Agon
Music
Igor Stravinsky (1953–1956)
Choreography
George Balanchine © The George Balanchine Trust
Staging
Francia Russell
Lighting Design
Randall G. Chiarelli
Duration
28 minutes
Premiere
December 1, 1957; New York City Ballet
Pacific Northwest Ballet Premiere
March 30, 1993
Program Notes
According to Igor Stravinsky, his starting point for Agon was a 17th-century manual of French court dances, a fact that is reflected in the headings to various sections of the score—sarabande, gaillard, bransle—and in a scattering of baroque steps and arm movements that Balanchine worked into his choreography. But, as the great critic Edwin Denby commented aptly after attending the premiere in 1957, the work “recalls court dance as much as a cubist still life recalls a pipe or guitar.”
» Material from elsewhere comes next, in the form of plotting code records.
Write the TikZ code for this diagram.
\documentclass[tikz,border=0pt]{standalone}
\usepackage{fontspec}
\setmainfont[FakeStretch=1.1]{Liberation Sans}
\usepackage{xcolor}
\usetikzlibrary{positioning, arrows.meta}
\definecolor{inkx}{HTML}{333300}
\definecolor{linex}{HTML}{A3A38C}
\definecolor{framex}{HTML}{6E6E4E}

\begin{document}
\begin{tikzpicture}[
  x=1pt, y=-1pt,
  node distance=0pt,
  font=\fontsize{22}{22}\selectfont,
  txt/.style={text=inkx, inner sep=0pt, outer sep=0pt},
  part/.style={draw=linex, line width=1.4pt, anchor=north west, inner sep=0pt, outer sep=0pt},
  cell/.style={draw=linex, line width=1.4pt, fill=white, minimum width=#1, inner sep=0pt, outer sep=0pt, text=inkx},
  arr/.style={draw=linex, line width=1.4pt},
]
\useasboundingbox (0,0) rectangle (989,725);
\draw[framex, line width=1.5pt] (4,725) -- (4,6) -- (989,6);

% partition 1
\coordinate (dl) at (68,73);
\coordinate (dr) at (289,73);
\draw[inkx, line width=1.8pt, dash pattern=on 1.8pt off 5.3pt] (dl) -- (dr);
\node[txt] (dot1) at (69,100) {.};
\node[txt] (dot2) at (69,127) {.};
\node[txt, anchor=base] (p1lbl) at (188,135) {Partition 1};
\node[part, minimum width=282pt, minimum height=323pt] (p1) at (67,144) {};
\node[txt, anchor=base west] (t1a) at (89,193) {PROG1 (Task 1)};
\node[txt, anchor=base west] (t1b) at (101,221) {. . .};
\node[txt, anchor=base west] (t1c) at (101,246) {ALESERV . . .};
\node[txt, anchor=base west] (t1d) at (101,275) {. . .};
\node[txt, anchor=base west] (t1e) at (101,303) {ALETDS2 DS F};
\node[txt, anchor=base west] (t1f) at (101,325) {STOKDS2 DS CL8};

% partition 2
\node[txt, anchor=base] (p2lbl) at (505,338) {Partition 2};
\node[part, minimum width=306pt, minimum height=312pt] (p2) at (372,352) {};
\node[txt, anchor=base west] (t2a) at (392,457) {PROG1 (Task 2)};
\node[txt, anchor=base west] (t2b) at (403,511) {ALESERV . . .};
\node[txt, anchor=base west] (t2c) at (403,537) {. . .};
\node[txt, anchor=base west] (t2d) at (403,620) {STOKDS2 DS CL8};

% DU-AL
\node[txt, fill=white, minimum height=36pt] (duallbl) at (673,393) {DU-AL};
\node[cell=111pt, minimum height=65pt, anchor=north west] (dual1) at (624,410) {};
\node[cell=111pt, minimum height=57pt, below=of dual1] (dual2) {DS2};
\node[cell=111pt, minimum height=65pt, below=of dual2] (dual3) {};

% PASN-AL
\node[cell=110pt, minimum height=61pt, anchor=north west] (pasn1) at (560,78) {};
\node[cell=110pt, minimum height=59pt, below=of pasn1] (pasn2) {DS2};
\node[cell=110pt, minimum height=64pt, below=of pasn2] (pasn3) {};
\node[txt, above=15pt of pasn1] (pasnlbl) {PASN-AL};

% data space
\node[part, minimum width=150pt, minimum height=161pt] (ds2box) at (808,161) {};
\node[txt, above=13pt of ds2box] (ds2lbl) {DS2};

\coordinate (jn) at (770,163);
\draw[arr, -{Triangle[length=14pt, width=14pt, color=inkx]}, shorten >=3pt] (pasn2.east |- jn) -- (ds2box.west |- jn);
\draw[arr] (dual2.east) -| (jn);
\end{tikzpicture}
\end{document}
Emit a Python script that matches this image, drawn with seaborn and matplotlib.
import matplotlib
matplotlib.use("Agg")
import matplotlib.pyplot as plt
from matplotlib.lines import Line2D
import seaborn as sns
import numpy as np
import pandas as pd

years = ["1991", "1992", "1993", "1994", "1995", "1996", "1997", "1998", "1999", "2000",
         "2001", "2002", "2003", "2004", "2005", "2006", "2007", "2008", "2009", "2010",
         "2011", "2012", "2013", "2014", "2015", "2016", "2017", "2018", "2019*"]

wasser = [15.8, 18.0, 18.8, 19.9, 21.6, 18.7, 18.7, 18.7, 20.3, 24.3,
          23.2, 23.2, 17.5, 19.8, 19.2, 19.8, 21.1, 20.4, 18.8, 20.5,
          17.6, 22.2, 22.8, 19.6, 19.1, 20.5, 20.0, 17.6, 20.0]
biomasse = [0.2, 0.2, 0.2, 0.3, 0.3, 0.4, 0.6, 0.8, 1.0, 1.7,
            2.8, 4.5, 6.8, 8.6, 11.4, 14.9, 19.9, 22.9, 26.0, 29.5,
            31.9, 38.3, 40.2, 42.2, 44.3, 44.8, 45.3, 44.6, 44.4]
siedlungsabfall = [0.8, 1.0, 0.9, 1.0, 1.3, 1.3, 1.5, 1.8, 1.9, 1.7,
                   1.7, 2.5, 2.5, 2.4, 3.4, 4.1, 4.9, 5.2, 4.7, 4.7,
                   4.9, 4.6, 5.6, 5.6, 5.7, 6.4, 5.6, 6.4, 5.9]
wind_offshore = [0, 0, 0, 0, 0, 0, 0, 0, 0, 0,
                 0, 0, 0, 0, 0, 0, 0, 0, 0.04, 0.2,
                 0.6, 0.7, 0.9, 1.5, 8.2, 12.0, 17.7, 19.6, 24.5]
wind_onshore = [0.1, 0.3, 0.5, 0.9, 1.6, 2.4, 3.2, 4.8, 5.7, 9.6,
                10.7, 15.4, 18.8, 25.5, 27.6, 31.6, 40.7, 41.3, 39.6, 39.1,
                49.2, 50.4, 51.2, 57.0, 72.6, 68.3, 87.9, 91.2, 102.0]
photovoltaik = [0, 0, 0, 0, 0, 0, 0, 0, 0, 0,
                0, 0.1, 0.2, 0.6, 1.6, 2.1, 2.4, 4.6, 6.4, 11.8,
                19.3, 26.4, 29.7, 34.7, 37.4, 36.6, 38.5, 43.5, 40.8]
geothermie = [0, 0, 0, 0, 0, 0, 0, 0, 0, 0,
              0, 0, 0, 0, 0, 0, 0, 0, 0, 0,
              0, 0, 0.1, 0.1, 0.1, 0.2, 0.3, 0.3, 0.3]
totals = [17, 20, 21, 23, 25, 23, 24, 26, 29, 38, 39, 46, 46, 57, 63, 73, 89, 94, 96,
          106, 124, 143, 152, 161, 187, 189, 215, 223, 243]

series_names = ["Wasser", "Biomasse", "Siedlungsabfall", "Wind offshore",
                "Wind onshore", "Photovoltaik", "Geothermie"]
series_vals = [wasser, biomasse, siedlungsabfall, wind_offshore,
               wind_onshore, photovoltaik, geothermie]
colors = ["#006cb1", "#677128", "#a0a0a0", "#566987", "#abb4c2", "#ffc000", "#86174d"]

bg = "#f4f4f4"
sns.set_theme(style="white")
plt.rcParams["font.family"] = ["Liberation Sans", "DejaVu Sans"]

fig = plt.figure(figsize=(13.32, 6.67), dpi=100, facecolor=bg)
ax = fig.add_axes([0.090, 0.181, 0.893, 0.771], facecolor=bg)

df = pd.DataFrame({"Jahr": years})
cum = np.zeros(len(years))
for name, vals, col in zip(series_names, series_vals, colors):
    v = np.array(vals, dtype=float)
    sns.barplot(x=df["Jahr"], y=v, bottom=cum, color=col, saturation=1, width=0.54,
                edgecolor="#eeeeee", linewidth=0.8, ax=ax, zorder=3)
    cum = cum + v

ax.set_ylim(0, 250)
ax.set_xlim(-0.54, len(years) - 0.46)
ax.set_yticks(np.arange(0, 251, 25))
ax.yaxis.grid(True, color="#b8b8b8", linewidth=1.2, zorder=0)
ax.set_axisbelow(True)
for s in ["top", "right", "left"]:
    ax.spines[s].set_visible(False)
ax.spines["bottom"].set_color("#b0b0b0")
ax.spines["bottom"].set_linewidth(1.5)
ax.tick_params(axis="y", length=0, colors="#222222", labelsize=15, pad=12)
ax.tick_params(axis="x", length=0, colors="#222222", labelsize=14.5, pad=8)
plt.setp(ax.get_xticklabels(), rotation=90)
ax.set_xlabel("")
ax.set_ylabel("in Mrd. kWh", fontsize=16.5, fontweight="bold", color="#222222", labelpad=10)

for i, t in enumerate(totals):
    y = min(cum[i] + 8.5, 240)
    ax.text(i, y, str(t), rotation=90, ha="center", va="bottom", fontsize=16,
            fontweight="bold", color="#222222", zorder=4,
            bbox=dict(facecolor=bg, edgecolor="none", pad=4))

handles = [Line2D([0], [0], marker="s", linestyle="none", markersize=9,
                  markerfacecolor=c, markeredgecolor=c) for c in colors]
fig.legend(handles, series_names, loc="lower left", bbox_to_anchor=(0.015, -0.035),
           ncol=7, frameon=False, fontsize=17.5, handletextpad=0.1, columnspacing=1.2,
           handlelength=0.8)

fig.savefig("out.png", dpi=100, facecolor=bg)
For Agon is, in Balanchine’s own words, “the quintessential contemporary ballet.” In it, the great collaboration between himself and Stravinsky that had begun in 1928 with Apollo entered a breathtakingly new phase. Stravinsky’s music, especially the neo-classicism of his middle years, had always appealed to Balanchine, whose affinity for its rhythmic ingenuity, inspired orchestral color and flawless architecture was that of a kindred spirit. But in Agon, which Balanchine commissioned for New York City Ballet in the 1950s, Stravinsky, who was then more than seventy years old, made clear the recent and radical influence on his work of Arnold Schoenberg’s twelve-tone, serial method. Declaring that “music like this has not been heard before,” Balanchine took up the challenge of this fiendishly—and to him, delectably—difficult score and choreographed a work that, matching the music in complexity and inventiveness, redefined ballet for our time.